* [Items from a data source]

----

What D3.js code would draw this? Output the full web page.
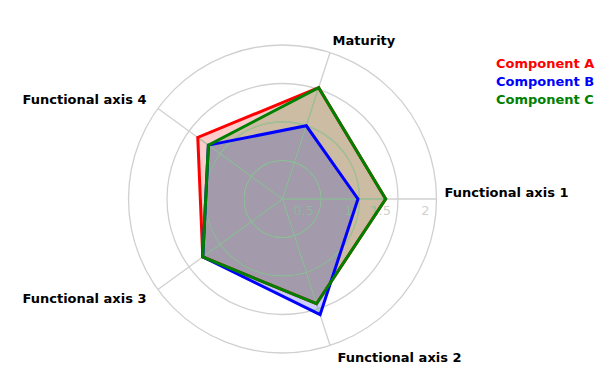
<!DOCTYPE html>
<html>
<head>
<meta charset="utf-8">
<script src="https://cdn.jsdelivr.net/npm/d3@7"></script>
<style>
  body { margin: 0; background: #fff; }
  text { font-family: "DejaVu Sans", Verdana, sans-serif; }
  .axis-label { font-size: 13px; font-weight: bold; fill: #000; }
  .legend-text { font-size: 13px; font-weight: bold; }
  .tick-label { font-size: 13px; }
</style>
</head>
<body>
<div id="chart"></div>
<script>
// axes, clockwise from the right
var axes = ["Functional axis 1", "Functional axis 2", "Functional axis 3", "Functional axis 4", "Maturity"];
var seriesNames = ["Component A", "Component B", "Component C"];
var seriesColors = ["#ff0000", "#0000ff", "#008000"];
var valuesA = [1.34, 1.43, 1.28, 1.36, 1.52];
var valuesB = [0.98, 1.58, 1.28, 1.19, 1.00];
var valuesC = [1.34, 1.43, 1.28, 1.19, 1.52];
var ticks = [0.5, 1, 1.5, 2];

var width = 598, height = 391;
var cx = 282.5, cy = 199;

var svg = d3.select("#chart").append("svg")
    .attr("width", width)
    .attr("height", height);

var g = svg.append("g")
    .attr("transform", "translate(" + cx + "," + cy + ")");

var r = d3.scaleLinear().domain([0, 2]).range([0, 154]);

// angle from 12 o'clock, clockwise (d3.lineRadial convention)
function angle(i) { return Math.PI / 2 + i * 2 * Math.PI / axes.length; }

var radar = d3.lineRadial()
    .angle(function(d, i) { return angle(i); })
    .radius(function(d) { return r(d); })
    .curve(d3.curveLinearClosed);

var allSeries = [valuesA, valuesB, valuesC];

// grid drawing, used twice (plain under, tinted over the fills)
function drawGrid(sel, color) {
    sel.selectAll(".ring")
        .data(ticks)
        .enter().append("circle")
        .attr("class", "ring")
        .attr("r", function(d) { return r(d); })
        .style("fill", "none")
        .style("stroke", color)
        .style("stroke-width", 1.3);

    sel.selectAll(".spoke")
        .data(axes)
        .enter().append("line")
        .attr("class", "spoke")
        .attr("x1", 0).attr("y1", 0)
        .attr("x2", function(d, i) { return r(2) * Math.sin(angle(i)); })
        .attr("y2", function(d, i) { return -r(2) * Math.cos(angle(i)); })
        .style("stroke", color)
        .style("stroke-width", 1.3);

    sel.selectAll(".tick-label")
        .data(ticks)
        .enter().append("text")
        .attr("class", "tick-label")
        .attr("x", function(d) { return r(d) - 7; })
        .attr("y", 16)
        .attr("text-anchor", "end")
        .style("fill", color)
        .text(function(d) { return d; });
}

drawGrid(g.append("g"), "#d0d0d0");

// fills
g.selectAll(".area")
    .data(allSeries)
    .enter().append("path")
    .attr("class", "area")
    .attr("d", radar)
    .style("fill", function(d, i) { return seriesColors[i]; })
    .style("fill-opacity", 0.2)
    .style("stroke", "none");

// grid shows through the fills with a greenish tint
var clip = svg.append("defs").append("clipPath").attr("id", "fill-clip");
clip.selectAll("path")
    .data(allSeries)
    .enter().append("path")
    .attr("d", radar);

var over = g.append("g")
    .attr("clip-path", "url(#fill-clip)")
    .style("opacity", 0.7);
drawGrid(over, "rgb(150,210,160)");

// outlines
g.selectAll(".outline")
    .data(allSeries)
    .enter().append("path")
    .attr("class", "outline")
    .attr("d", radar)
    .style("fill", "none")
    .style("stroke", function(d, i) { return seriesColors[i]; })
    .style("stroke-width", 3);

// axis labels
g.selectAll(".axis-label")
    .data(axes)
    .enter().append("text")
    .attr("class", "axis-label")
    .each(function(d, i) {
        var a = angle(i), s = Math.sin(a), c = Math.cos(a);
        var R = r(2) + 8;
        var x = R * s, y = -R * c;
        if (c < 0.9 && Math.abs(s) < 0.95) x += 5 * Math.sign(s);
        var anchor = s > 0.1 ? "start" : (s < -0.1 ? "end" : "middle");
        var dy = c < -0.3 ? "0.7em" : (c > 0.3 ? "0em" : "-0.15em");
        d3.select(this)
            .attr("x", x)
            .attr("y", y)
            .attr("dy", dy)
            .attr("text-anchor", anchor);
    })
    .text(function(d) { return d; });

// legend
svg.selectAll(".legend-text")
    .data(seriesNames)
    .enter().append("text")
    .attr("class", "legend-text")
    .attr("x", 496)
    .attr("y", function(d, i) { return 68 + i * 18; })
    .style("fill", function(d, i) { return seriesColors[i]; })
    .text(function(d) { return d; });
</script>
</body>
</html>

----

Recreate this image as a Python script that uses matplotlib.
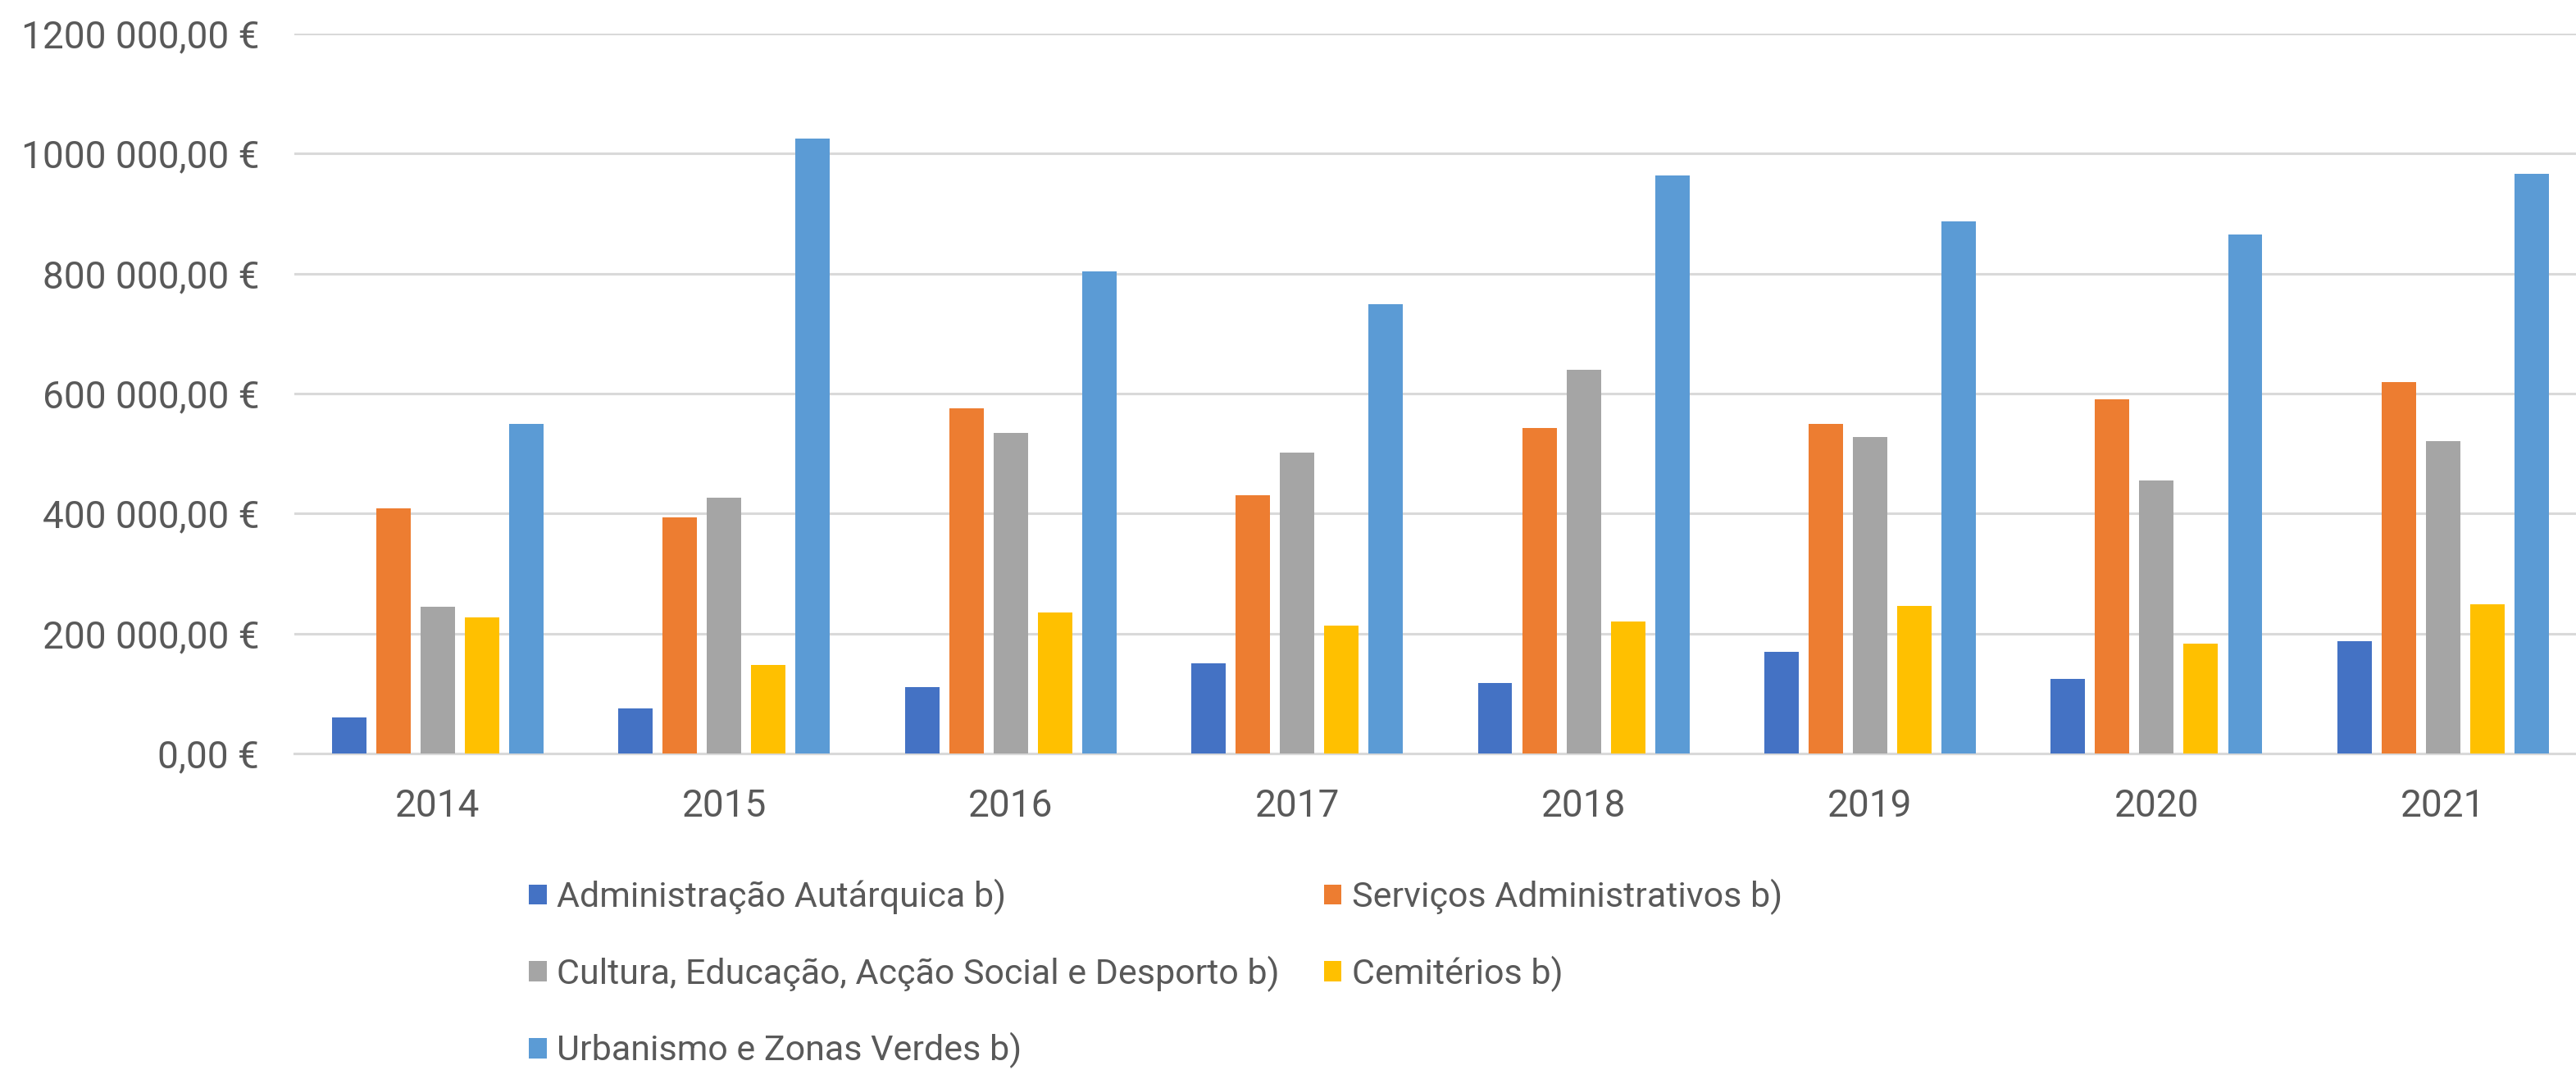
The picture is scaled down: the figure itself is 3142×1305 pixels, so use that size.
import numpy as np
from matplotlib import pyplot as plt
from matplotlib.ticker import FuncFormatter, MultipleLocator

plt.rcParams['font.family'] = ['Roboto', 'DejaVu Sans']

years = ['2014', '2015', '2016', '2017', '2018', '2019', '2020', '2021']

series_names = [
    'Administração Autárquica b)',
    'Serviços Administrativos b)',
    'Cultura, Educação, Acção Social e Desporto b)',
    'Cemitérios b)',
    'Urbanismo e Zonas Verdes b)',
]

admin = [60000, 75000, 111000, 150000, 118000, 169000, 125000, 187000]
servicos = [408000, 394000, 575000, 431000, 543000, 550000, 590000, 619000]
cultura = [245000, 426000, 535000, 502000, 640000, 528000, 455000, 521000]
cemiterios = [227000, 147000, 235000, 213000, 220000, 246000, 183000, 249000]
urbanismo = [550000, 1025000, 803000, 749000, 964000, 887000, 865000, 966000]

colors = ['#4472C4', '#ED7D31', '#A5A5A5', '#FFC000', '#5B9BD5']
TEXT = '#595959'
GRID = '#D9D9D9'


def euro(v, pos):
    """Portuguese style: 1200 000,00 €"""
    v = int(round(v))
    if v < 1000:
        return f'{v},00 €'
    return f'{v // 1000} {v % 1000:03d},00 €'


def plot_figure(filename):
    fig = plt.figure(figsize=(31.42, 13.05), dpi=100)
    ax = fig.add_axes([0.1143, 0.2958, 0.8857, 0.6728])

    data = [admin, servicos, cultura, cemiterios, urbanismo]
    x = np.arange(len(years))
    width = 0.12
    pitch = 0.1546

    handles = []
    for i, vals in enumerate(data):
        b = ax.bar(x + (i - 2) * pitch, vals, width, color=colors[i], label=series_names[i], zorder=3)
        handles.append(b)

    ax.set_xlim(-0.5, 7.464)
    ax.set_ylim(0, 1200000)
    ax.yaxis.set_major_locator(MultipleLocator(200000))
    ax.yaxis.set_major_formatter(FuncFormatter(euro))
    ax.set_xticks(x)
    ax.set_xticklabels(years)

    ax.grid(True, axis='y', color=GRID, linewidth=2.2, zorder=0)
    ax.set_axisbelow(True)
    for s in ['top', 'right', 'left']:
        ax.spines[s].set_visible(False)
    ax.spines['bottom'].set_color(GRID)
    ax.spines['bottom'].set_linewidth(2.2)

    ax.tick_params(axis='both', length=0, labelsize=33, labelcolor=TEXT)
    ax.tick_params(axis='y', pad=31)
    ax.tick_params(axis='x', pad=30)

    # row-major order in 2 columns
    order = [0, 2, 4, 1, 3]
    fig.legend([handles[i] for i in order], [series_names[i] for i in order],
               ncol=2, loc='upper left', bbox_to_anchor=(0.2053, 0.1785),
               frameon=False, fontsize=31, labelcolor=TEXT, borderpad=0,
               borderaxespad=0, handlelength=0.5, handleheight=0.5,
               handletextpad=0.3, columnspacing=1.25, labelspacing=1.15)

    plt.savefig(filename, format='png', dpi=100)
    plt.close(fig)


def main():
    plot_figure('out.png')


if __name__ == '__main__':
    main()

----

Identify all lines where the word "that" shows up. Copy them.

Recreate this image as a Python script that uses matplotlib.
The picture is scaled down: the figure itself is 3142×1305 pixels, so use that size.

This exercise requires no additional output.